- _WHAT TO PRODUCE_
Reproduce all of the data below without alteration; exclude every picture.
* Start PROVIDED DATA *
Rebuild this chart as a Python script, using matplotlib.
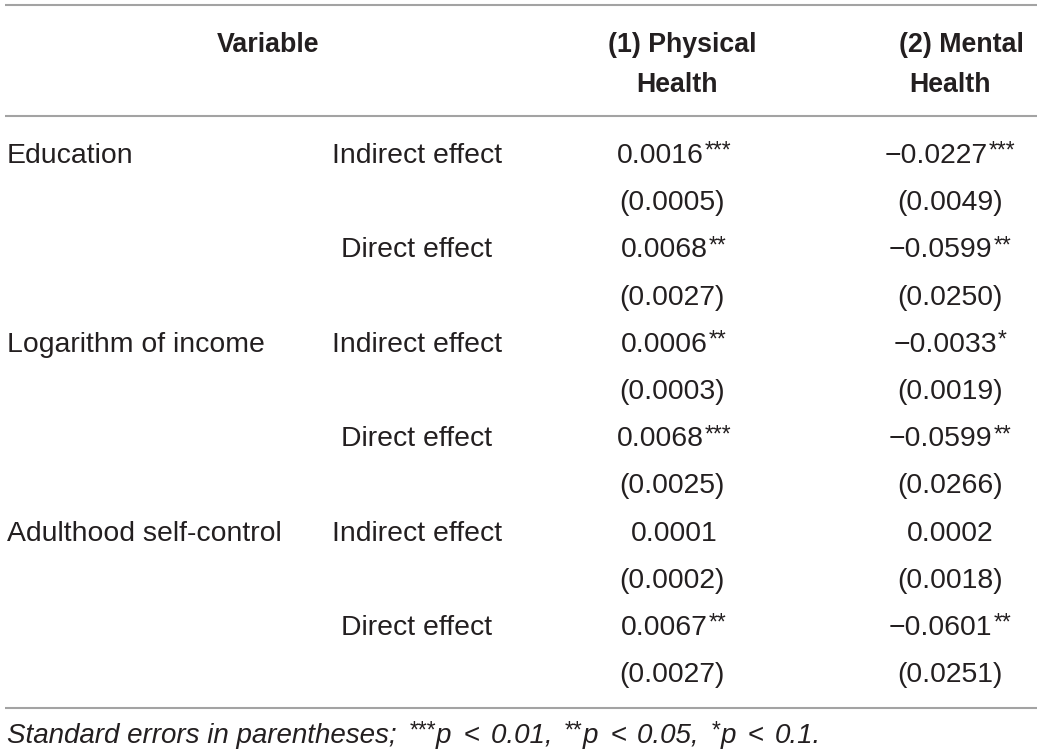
import matplotlib
matplotlib.use("Agg")
import matplotlib.pyplot as plt

# table content
variables = ["Education", "Logarithm of income", "Adulthood self-control"]
effects = ["Indirect effect", "Direct effect"]
headers = [["Variable"], ["(1) Physical", "Health"], ["(2) Mental", "Health"]]

phys_coef = ["0.0016", "0.0068", "0.0006", "0.0068", "0.0001", "0.0067"]
phys_stars = ["***", "**", "**", "***", "", "**"]
phys_se = ["0.0005", "0.0027", "0.0003", "0.0025", "0.0002", "0.0027"]

ment_coef = ["\u22120.0227", "\u22120.0599", "\u22120.0033", "\u22120.0599", "0.0002", "\u22120.0601"]
ment_stars = ["***", "**", "*", "**", "", "**"]
ment_se = ["0.0049", "0.0250", "0.0019", "0.0266", "0.0018", "0.0251"]

# footnote pieces: (text, kind) with kind "it", "sup" or "op"
note = [("Standard errors in parentheses; ", "it"), ("***", "sup"), ("p", "it"), ("<", "op"),
        ("0.01, ", "it"), ("**", "sup"), ("p", "it"), ("<", "op"),
        ("0.05, ", "it"), ("*", "sup"), ("p", "it"), ("<", "op"), ("0.1.", "it")]

font = "Liberation Sans"
fs = 20.4
bold_fs = 19.3
sup_fs = 16.5
txt_color = "#231f20"
rule_color = "#a3a3a3"

fig = plt.figure(figsize=(10.4, 7.56), dpi=100)
ax = fig.add_axes([0, 0, 1, 1])
ax.set_xlim(0, 1040)
ax.set_ylim(756, 0)
ax.axis("off")
renderer = fig.canvas.get_renderer()


def width(t):
    return t.get_window_extent(renderer).width


def runs(x, y, parts, ha="left", size=fs, sup_pad=1):
    # draw text pieces one after another, superscripts smaller and raised
    objs = []
    for s, kind in parts:
        sup = kind == "sup"
        t = ax.text(0, y - (5 if sup else 0), s, fontsize=sup_fs if sup else size,
                    family=font, style="italic" if kind == "it" else "normal",
                    color=txt_color, va="baseline", ha="left")
        if kind == "op":
            pad = (12, 11)
        elif sup and s:
            pad = (sup_pad, 0)
        else:
            pad = (0, 0)
        objs.append((t, pad))
    total = sum(width(t) + p[0] + p[1] for t, p in objs)
    cx = x - total / 2 if ha == "center" else x
    for t, p in objs:
        cx += p[0]
        t.set_x(cx)
        cx += width(t) + p[1]


# rules
for y in [5, 116, 708]:
    ax.plot([5, 1037], [y, y], color=rule_color, lw=1.5, solid_capstyle="butt")

# header
head_x = [[268], [682, 677], [961, 950]]
for xs, lines in zip(head_x, headers):
    for i, line in enumerate(lines):
        ax.text(xs[i], 52 + i * 40, line, fontsize=bold_fs, family=font, weight="bold",
                color=txt_color, ha="center", va="baseline")

# body
x_var, x_eff, x_phys, x_ment = 7, 417, 674, 950
y0, dy = 163, 47.2
for i in range(len(phys_coef)):
    y_coef = y0 + 2 * i * dy
    y_se = y_coef + dy
    if i % 2 == 0:
        ax.text(x_var, y_coef, variables[i // 2], fontsize=fs, family=font,
                color=txt_color, ha="left", va="baseline")
    ax.text(x_eff, y_coef, effects[i % 2], fontsize=fs, family=font,
            color=txt_color, ha="center", va="baseline")
    runs(x_phys, y_coef, [(phys_coef[i], "rm"), (phys_stars[i], "sup")], ha="center")
    runs(x_ment, y_coef, [(ment_coef[i], "rm"), (ment_stars[i], "sup")], ha="center")
    ax.text(x_phys - 2, y_se, "(" + phys_se[i] + ")", fontsize=fs, family=font,
            color=txt_color, ha="center", va="baseline")
    ax.text(x_ment, y_se, "(" + ment_se[i] + ")", fontsize=fs, family=font,
            color=txt_color, ha="center", va="baseline")

# footnote
runs(7, 743, note, size=20, sup_pad=5)

fig.savefig("out.png", dpi=100)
* End PROVIDED DATA *
- _RESPONSE TO THE EXERCISE_
Rebuild this chart as a Python script, using matplotlib.
import matplotlib
matplotlib.use("Agg")
import matplotlib.pyplot as plt

# table content
variables = ["Education", "Logarithm of income", "Adulthood self-control"]
effects = ["Indirect effect", "Direct effect"]
headers = [["Variable"], ["(1) Physical", "Health"], ["(2) Mental", "Health"]]

phys_coef = ["0.0016", "0.0068", "0.0006", "0.0068", "0.0001", "0.0067"]
phys_stars = ["***", "**", "**", "***", "", "**"]
phys_se = ["0.0005", "0.0027", "0.0003", "0.0025", "0.0002", "0.0027"]

ment_coef = ["\u22120.0227", "\u22120.0599", "\u22120.0033", "\u22120.0599", "0.0002", "\u22120.0601"]
ment_stars = ["***", "**", "*", "**", "", "**"]
ment_se = ["0.0049", "0.0250", "0.0019", "0.0266", "0.0018", "0.0251"]

# footnote pieces: (text, kind) with kind "it", "sup" or "op"
note = [("Standard errors in parentheses; ", "it"), ("***", "sup"), ("p", "it"), ("<", "op"),
        ("0.01, ", "it"), ("**", "sup"), ("p", "it"), ("<", "op"),
        ("0.05, ", "it"), ("*", "sup"), ("p", "it"), ("<", "op"), ("0.1.", "it")]

font = "Liberation Sans"
fs = 20.4
bold_fs = 19.3
sup_fs = 16.5
txt_color = "#231f20"
rule_color = "#a3a3a3"

fig = plt.figure(figsize=(10.4, 7.56), dpi=100)
ax = fig.add_axes([0, 0, 1, 1])
ax.set_xlim(0, 1040)
ax.set_ylim(756, 0)
ax.axis("off")
renderer = fig.canvas.get_renderer()


def width(t):
    return t.get_window_extent(renderer).width


def runs(x, y, parts, ha="left", size=fs, sup_pad=1):
    # draw text pieces one after another, superscripts smaller and raised
    objs = []
    for s, kind in parts:
        sup = kind == "sup"
        t = ax.text(0, y - (5 if sup else 0), s, fontsize=sup_fs if sup else size,
                    family=font, style="italic" if kind == "it" else "normal",
                    color=txt_color, va="baseline", ha="left")
        if kind == "op":
            pad = (12, 11)
        elif sup and s:
            pad = (sup_pad, 0)
        else:
            pad = (0, 0)
        objs.append((t, pad))
    total = sum(width(t) + p[0] + p[1] for t, p in objs)
    cx = x - total / 2 if ha == "center" else x
    for t, p in objs:
        cx += p[0]
        t.set_x(cx)
        cx += width(t) + p[1]


# rules
for y in [5, 116, 708]:
    ax.plot([5, 1037], [y, y], color=rule_color, lw=1.5, solid_capstyle="butt")

# header
head_x = [[268], [682, 677], [961, 950]]
for xs, lines in zip(head_x, headers):
    for i, line in enumerate(lines):
        ax.text(xs[i], 52 + i * 40, line, fontsize=bold_fs, family=font, weight="bold",
                color=txt_color, ha="center", va="baseline")

# body
x_var, x_eff, x_phys, x_ment = 7, 417, 674, 950
y0, dy = 163, 47.2
for i in range(len(phys_coef)):
    y_coef = y0 + 2 * i * dy
    y_se = y_coef + dy
    if i % 2 == 0:
        ax.text(x_var, y_coef, variables[i // 2], fontsize=fs, family=font,
                color=txt_color, ha="left", va="baseline")
    ax.text(x_eff, y_coef, effects[i % 2], fontsize=fs, family=font,
            color=txt_color, ha="center", va="baseline")
    runs(x_phys, y_coef, [(phys_coef[i], "rm"), (phys_stars[i], "sup")], ha="center")
    runs(x_ment, y_coef, [(ment_coef[i], "rm"), (ment_stars[i], "sup")], ha="center")
    ax.text(x_phys - 2, y_se, "(" + phys_se[i] + ")", fontsize=fs, family=font,
            color=txt_color, ha="center", va="baseline")
    ax.text(x_ment, y_se, "(" + ment_se[i] + ")", fontsize=fs, family=font,
            color=txt_color, ha="center", va="baseline")

# footnote
runs(7, 743, note, size=20, sup_pad=5)

fig.savefig("out.png", dpi=100)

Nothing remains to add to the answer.